As I recall (I saw this movie months ago and have trash memory, and I am sure as hell not doing due diligence given the number of things I am set to write about from here on out) this frame is presented most aggressively in the opening scene; Wahlberg runs from the cops, jumping from rooftop to rooftop. If I'm not wrong (I probably am) the claim that this is a true story is inserted via title card as Wahlberg is hit by a cop car, his legs smashed by the grill and his face crunching against the windshield, the camera in (actual, for real) slow motion (a trick it will repeat to show us spittle a few times as characters are hit in the face with things, very abjection). If Johnson's scene is a clear attempt to synthesize that fails beautifully, then this opening is clearly the opposite. It's a Lurid Reality claim over what is unmistakably an absolutely irrealistic genre marking; it is the film's total disconnect in a single frame.

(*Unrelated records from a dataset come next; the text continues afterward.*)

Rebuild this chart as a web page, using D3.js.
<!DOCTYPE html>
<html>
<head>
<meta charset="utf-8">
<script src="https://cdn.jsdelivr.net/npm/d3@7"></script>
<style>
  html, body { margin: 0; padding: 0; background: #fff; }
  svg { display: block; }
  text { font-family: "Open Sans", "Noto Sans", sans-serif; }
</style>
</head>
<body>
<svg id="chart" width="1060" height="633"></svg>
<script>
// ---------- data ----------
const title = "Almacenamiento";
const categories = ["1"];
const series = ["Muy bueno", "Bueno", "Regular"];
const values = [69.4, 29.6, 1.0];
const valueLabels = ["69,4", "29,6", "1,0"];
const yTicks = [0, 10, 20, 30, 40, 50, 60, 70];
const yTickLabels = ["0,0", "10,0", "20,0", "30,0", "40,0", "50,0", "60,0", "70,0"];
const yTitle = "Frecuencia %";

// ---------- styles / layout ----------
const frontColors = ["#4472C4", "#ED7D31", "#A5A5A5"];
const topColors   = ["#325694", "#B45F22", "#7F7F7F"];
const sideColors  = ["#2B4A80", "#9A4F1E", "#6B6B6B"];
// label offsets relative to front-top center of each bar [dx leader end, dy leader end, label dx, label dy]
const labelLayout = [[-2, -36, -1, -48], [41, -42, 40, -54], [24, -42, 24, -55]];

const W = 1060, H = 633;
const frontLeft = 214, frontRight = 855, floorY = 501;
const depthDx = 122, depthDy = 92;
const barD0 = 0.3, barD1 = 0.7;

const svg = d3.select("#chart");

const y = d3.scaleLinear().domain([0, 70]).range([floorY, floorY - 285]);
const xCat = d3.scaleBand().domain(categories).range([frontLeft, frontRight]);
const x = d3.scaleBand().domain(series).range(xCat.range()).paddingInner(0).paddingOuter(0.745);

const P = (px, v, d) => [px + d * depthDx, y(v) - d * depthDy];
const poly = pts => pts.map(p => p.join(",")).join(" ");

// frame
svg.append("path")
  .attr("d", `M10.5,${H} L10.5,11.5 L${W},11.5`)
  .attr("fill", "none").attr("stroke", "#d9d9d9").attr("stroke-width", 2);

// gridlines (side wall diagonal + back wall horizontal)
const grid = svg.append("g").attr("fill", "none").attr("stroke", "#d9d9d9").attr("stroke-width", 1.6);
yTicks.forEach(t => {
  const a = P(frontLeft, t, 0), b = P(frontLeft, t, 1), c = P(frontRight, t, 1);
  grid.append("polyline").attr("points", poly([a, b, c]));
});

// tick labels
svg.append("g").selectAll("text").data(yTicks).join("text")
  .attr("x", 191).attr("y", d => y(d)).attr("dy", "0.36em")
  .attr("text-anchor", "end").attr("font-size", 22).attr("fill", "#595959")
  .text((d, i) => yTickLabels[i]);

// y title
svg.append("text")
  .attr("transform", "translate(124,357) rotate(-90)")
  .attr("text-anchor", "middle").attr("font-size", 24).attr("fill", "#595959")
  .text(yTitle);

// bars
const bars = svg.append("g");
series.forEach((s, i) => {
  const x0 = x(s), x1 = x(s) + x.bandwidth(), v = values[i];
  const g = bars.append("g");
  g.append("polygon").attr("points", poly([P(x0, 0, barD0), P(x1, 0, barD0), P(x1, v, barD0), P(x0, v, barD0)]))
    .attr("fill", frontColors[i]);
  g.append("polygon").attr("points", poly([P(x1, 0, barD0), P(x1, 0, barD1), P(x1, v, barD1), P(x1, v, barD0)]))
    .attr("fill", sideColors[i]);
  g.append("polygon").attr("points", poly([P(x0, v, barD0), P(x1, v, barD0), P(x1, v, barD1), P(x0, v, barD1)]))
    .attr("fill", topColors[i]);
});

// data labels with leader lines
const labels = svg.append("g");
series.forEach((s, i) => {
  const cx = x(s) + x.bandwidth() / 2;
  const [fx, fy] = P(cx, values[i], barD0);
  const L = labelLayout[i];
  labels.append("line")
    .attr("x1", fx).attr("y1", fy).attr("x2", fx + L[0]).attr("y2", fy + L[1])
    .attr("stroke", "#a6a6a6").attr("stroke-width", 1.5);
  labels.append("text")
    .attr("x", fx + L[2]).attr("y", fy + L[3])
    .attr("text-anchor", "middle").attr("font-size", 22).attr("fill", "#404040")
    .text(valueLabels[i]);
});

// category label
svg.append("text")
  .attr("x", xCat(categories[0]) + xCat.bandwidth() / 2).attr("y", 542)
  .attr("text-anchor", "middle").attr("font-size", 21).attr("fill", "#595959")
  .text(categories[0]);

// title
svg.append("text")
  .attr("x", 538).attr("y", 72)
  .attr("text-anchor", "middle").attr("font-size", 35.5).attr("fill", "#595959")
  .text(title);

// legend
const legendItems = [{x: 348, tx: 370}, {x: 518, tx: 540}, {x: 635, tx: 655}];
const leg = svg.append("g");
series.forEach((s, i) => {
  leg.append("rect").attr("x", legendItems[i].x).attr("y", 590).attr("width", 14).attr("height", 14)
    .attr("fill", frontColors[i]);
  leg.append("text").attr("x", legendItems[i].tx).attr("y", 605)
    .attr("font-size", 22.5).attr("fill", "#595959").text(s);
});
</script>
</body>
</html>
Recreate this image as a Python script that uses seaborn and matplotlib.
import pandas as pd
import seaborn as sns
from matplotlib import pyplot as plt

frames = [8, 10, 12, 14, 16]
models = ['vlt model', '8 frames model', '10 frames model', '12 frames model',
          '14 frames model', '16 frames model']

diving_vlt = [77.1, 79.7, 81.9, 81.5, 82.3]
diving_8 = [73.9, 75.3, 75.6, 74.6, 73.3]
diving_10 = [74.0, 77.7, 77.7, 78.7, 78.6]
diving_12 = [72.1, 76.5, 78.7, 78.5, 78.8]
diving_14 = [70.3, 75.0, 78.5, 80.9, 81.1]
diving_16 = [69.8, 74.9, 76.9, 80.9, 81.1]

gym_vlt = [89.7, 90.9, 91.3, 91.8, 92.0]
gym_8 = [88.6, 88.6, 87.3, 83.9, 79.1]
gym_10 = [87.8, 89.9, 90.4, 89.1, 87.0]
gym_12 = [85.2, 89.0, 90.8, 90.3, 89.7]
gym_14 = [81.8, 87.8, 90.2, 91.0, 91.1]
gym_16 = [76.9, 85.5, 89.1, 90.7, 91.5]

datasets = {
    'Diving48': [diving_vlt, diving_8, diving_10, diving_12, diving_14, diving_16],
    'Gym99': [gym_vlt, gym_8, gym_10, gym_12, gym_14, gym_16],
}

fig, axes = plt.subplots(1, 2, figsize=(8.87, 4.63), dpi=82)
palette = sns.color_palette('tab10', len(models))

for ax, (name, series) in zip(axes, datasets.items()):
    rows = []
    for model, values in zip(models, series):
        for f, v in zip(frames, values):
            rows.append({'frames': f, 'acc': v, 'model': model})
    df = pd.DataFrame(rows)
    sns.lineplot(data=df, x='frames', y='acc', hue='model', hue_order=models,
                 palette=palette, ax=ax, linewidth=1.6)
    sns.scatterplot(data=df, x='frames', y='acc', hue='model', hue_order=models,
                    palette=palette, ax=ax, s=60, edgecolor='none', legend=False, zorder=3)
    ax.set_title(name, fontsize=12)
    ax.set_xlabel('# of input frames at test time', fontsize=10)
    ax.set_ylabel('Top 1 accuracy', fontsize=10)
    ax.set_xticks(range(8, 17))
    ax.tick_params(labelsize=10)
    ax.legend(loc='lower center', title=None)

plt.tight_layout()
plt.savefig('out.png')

Maybe it is just because I have little interest in things like memoir generally, or because my favorite examples of the genre are books like Jane Jeong Trenka's Language of Blood or Maxine Hong Kingston's Woman Warrior: Memoirs of a Girlhood Among Ghosts, with the former's experimentations with form and the latter's subtitle being a ridiculous misnomer attributable to the market, or maybe because Brecht's rejoinder to Lukacs in discussing the merits of realism vs expressionism (or modernism) still has an immediacy that excites me to no end, but I feel little compulsion to scrutinize the True Story claim as an ethical concern rather than a formal tool. And damned if the form isn't shot through the whole fucking thing in the exact way it's framed: broken, noisy, jarring and gross, utterly devoid of High Artistic Unification, and an absolute joy to watch.